Müslüman ve doğulu olmak, ölmek, emperyal güçler tarafından öldürülmek için yeterlidir. Doğunun ortasında, güneyinde veya uzağında olmanın bir önemi yok. Müslüman ve doğuluysan kâfidir. İşte bu yüzden bugün Filistin’de, Suriye’de, Irak’ta veya Ortadoğu’nun her hangi bir köşesinde yaşanılan zulümle Arakan’da yaşanılan arasında en ufak bir fark yok. Aynı hikâye farklı coğrafyalarda benzer şekilde sahnelenmeye devam ediyor.
Myanmar nere, Arakan nere, oradaki Müslümanlara neden soykırım uygulanıyor? Pek bilmediğimiz konular. Zulüm küçük boyutlu olduğu zaman kulak ardı ediyoruz. Olayın biraz geçte olsa farkına varmaya başladık. Mevzu üzerine yaptığımız okumalar içerisinden Sabah gazetesinden Bercan Tutar’ın geçtiğimiz günlerde yazdığı yazıdan yapacağımız alıntılarla konuyu şöyle özetleyebiliriz; “Arakan krizinin asıl nedeni ilk olarak İngiltere’nin sonra da ABD, Çin ve Rusya’nın izlediği emperyal stratejilerdir. İngilizler Arakan’ı 1948’de Doğu Pakistan (Bangladeş) yerine Budist Burma’ya bağlayarak günümüze kadar süren kaosun tohumlarını ektiler.

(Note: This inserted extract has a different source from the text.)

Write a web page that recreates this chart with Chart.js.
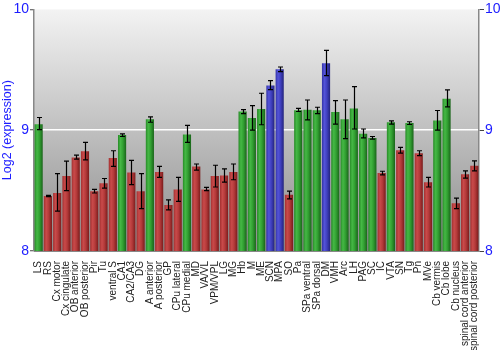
<!DOCTYPE html>
<html>
<head>
<meta charset="utf-8">
<script src="https://cdn.jsdelivr.net/npm/chart.js@4"></script>
<style>
    html, body { margin: 0; padding: 0; background: #fff; }
    #wrap { width: 500px; height: 350px; }
</style>
</head>
<body>
<div id="wrap"><canvas id="exprChart"></canvas></div>
<script>
const regions = ['LS', 'RS', 'Cx motor', 'Cx cingulate', 'OB anterior', 'OB posterior', 'Pir', 'Tu',
    'ventral S', 'CA1', 'CA2/CA3', 'DG', 'A anterior', 'A posterior', 'GP', 'CPu lateral', 'CPu medial',
    'MD', 'VA/VL', 'VPM/VPL', 'LG', 'MG', 'Hb', 'M', 'ME', 'SCN', 'MPA', 'SO', 'Pa', 'SPa ventral',
    'SPa dorsal', 'DM', 'VMH', 'Arc', 'LH', 'PAG', 'SC', 'IC', 'VTA', 'SN', 'Tg', 'Pn', 'MVe',
    'Cb vermis', 'Cb lobe', 'Cb nucleus', 'spinal cord anterior', 'spinal cord posterior'];

// 평균 발현량 (log2)
const expression = [9.05, 8.455, 8.48, 8.62, 8.775, 8.825, 8.495, 8.56, 8.77, 8.96, 8.65, 8.495, 9.09,
    8.655, 8.38, 8.51, 8.965, 8.70, 8.51, 8.62, 8.625, 8.655, 9.155, 9.10, 9.175, 9.37, 9.505, 8.465,
    9.165, 9.17, 9.165, 9.555, 9.15, 9.09, 9.18, 8.97, 8.935, 8.645, 9.065, 8.835, 9.06, 8.81, 8.57,
    9.08, 9.26, 8.395, 8.635, 8.705];

// 오차 막대 하단 / 상단
const errLow = [9.005, 8.45, 8.33, 8.50, 8.76, 8.755, 8.48, 8.52, 8.70, 8.948, 8.55, 8.35, 9.066,
    8.61, 8.34, 8.41, 8.90, 8.67, 8.50, 8.53, 8.57, 8.59, 9.138, 9.0, 9.045, 9.336, 9.485, 8.432,
    9.155, 9.085, 9.138, 9.452, 9.05, 8.93, 9.01, 8.936, 8.926, 8.63, 9.05, 8.81, 9.047, 8.79, 8.53,
    9.0, 9.193, 8.35, 8.603, 8.664];
const errHigh = [9.105, 8.46, 8.64, 8.744, 8.793, 8.90, 8.51, 8.60, 8.83, 8.97, 8.75, 8.64, 9.11,
    8.70, 8.424, 8.61, 9.04, 8.72, 8.526, 8.71, 8.68, 8.72, 9.17, 9.204, 9.306, 9.41, 9.523, 8.496,
    9.18, 9.25, 9.19, 9.66, 9.245, 9.25, 9.361, 9.01, 8.948, 8.66, 9.077, 8.857, 9.07, 8.83, 8.61,
    9.163, 9.333, 8.438, 8.664, 8.746];

const yTicks = [8, 9, 10];

// 값 구간별 막대 색 (좌측 → 중앙 → 우측 음영)
const shades = {
    red:   ['#a33030', '#c94a4a', '#b43a3a', '#7a1c1c'],
    green: ['#278a27', '#45b845', '#32a032', '#1a641a'],
    blue:  ['#3232a8', '#5454d8', '#4040c0', '#24247c']
};
function tone(v) {
    if (v >= 9.3) return 'blue';
    if (v >= 8.9) return 'green';
    return 'red';
}

const BAR_PCT = 0.88;

// 막대마다 가로 그라데이션 만들기
function barFill(context) {
    const chart = context.chart;
    const stops = shades[tone(expression[context.dataIndex])];
    const xs = chart.scales.x;
    if (!chart.chartArea || !xs) return stops[1];
    const cx = xs.getPixelForValue(context.dataIndex);
    const half = xs.width / regions.length * BAR_PCT / 2;
    const g = chart.ctx.createLinearGradient(cx - half, 0, cx + half, 0);
    g.addColorStop(0, stops[0]);
    g.addColorStop(0.3, stops[1]);
    g.addColorStop(0.6, stops[2]);
    g.addColorStop(1, stops[3]);
    return g;
}

// 플롯 영역 배경 (위는 밝고 아래는 어둡게)
const plotBackground = {
    id: 'plotBackground',
    beforeDraw(chart) {
        const { ctx, chartArea: a } = chart;
        const g = ctx.createLinearGradient(0, a.top, 0, a.bottom);
        g.addColorStop(0, '#f3f3f3');
        g.addColorStop(1, '#8c8c8c');
        ctx.save();
        ctx.fillStyle = g;
        ctx.fillRect(a.left, a.top, a.right - a.left, a.bottom - a.top);
        ctx.restore();
    }
};

// 오차 막대
const errorBars = {
    id: 'errorBars',
    afterDatasetsDraw(chart) {
        const { ctx } = chart;
        const y = chart.scales.y;
        const meta = chart.getDatasetMeta(0);
        ctx.save();
        ctx.strokeStyle = '#000';
        ctx.lineWidth = 1.2;
        meta.data.forEach((bar, i) => {
            const x = Math.round(bar.x) + 0.5;
            const lo = y.getPixelForValue(errLow[i]);
            const hi = y.getPixelForValue(errHigh[i]);
            ctx.beginPath();
            ctx.moveTo(x, lo);
            ctx.lineTo(x, hi);
            ctx.moveTo(x - 2.5, lo);
            ctx.lineTo(x + 2.5, lo);
            ctx.moveTo(x - 2.5, hi);
            ctx.lineTo(x + 2.5, hi);
            ctx.stroke();
        });
        ctx.restore();
    }
};

const tickFont = { family: 'Liberation Sans, Arial, sans-serif', size: 14 };

const ctx = document.getElementById('exprChart').getContext('2d');
const exprChart = new Chart(ctx, {
    type: 'bar',
    data: {
        labels: regions,
        datasets: [{
            data: expression,
            backgroundColor: barFill,
            borderWidth: 0,
            barPercentage: BAR_PCT,
            categoryPercentage: 1.0
        }]
    },
    options: {
        responsive: true,
        maintainAspectRatio: false,
        animation: false,
        layout: { padding: { top: 9 } },
        plugins: {
            legend: { display: false },
            tooltip: { enabled: false }
        },
        scales: {
            x: {
                grid: { display: false },
                border: { display: true, color: '#888' },
                ticks: {
                    autoSkip: false,
                    maxRotation: 90,
                    minRotation: 90,
                    padding: 2,
                    color: '#222',
                    font: { family: 'Liberation Sans, Arial, sans-serif', size: 10 }
                },
                afterFit: s => { s.height = 99; }
            },
            y: {
                position: 'left',
                min: 8,
                max: 10,
                afterBuildTicks: s => { s.ticks = yTicks.map(v => ({ value: v })); },
                ticks: { color: '#1c1cff', font: tickFont, padding: 1 },
                grid: {
                    color: c => (c.tick && c.tick.value === 9) ? '#ffffff' : 'rgba(0,0,0,0)',
                    lineWidth: 1.5,
                    tickLength: 4,
                    tickColor: '#444',
                    tickWidth: 1
                },
                border: { display: true, color: '#888', width: 1.5 },
                title: {
                    display: true,
                    text: 'Log2 (expression)',
                    color: '#1c1cff',
                    font: { family: 'Liberation Sans, Arial, sans-serif', size: 12.5 },
                    padding: 0
                },
                afterFit: s => { s.width = 34; }
            },
            y2: {
                position: 'right',
                min: 8,
                max: 10,
                afterBuildTicks: s => { s.ticks = yTicks.map(v => ({ value: v })); },
                ticks: { color: '#1c1cff', font: tickFont, padding: 1 },
                grid: { drawOnChartArea: false, tickLength: 5, tickColor: '#444' },
                border: { display: true, color: '#888', width: 1.5 },
                afterFit: s => { s.width = 21; }
            }
        }
    },
    plugins: [plotBackground, errorBars]
});
</script>
</body>
</html>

Arakan trajedisinin ikinci safhasında ise ABD, Çin ve Rusya’nın rekabeti var. 2004’te Arakan’da dev enerji yataklarının keşfedilmesinden sonra Müslümanların trajedisi daha da kötüleşti. Çin Arakan’dan Yunnan eyaletine uzanan gaz ve petrol boru hattıyla Ortadoğu’dan getirdiği enerjiyi daha ucuz ve güvenli şekilde taşımaya başladı. ABD ise Soros’un finanse ettiği sivil toplum örgütleriyle güya Arakanlıların dramına çare arıyor. ABD müdahil olduktan sonra Arakan’daki şiddet birden soykırıma dönüştü. Peki, bu soykırıma karşı dünya neden üç maymunu oynuyor? Çünkü Arakanlı Müslümanları yok etme ittifakında kazanç çok yüksek. ABD, Çin ve Rusya enerji, Budistler ise toprak peşinde. Herkes suç ortağı, işte bu yüzden sessizler.”
Ortadoğu temelli bahaneler eşliğinde Arakanlı Müslümanlar katledilmeye devam ediliyor. Haşa derviş gibi nitelendirilen Budistlerin yaptıkları ortada. Elbette bütün Budistleri suçlamayalım ama bizim bir kısım medyamız ve sosyal medyadaki kafası güzeller gibi de komik duruma da düşmeyelim. IŞİD’ten bahsederken ağızlarından bal damlayarak cihatçı örgüt, Irak, Şam İslam Devleti gibi ifadeler kullanan, satır aralarında Müslümanların terörizme olan meylinden bahseden bu medyamız konu Arakan’daki zulüm olunca çetelerin, ordunun katliam yaptığını, meselenin dünyadaki bütün Budistleri zan altında bırakılamayacak kadar ciddi olduğunu söylüyorlar. Yani biz en fazla “kahrolsun bağzı Budistler” diyebilirmişiz(!)
Ruhlarını batıya satmış bazı yazar takımı Myanmar’daki rahiplerin açıklamalarından bahsederek, oradaki Müslümanların çok hızlı çoğalıp, kendi yaşam şekillerini Budistlere dayattıklarından dolayı çatışmaların yaşandığını falan utanmadan yazabildiler. Yani sizin anlayacağınız nüfusun yüzde beşinden daha az olan Müslümanlar mahalle baskısı yaptıklarından dolayı sakin Budistler çileden çıkıp soykırım, pardon çatışmaya giriyorlarmış. Böyle düşünen, yazıp-çizenlerde en az bu soykırımı yapan şerefsizler kadar alçaktır.
Türk milleti olarak yine bu soykırıma da sessiz kalmadık. Hem siyasiler, hem sivil toplum kuruluşları hem de vatandaşlar üzerlerine düşeni yapıyor. Meselenin dünya gündeminde kalması için elimizden geleni yapıyoruz. Batı medyasının bir kısmı ağız değiştirerek olayları çatışma yerine soykırım olarak yayınlamaya başladı. Bundan sonra gerek dualarımız, gerekse de maddi-manevi desteklerimizle oradaki kardeşlerimize destek olmaya devam edeceğiz.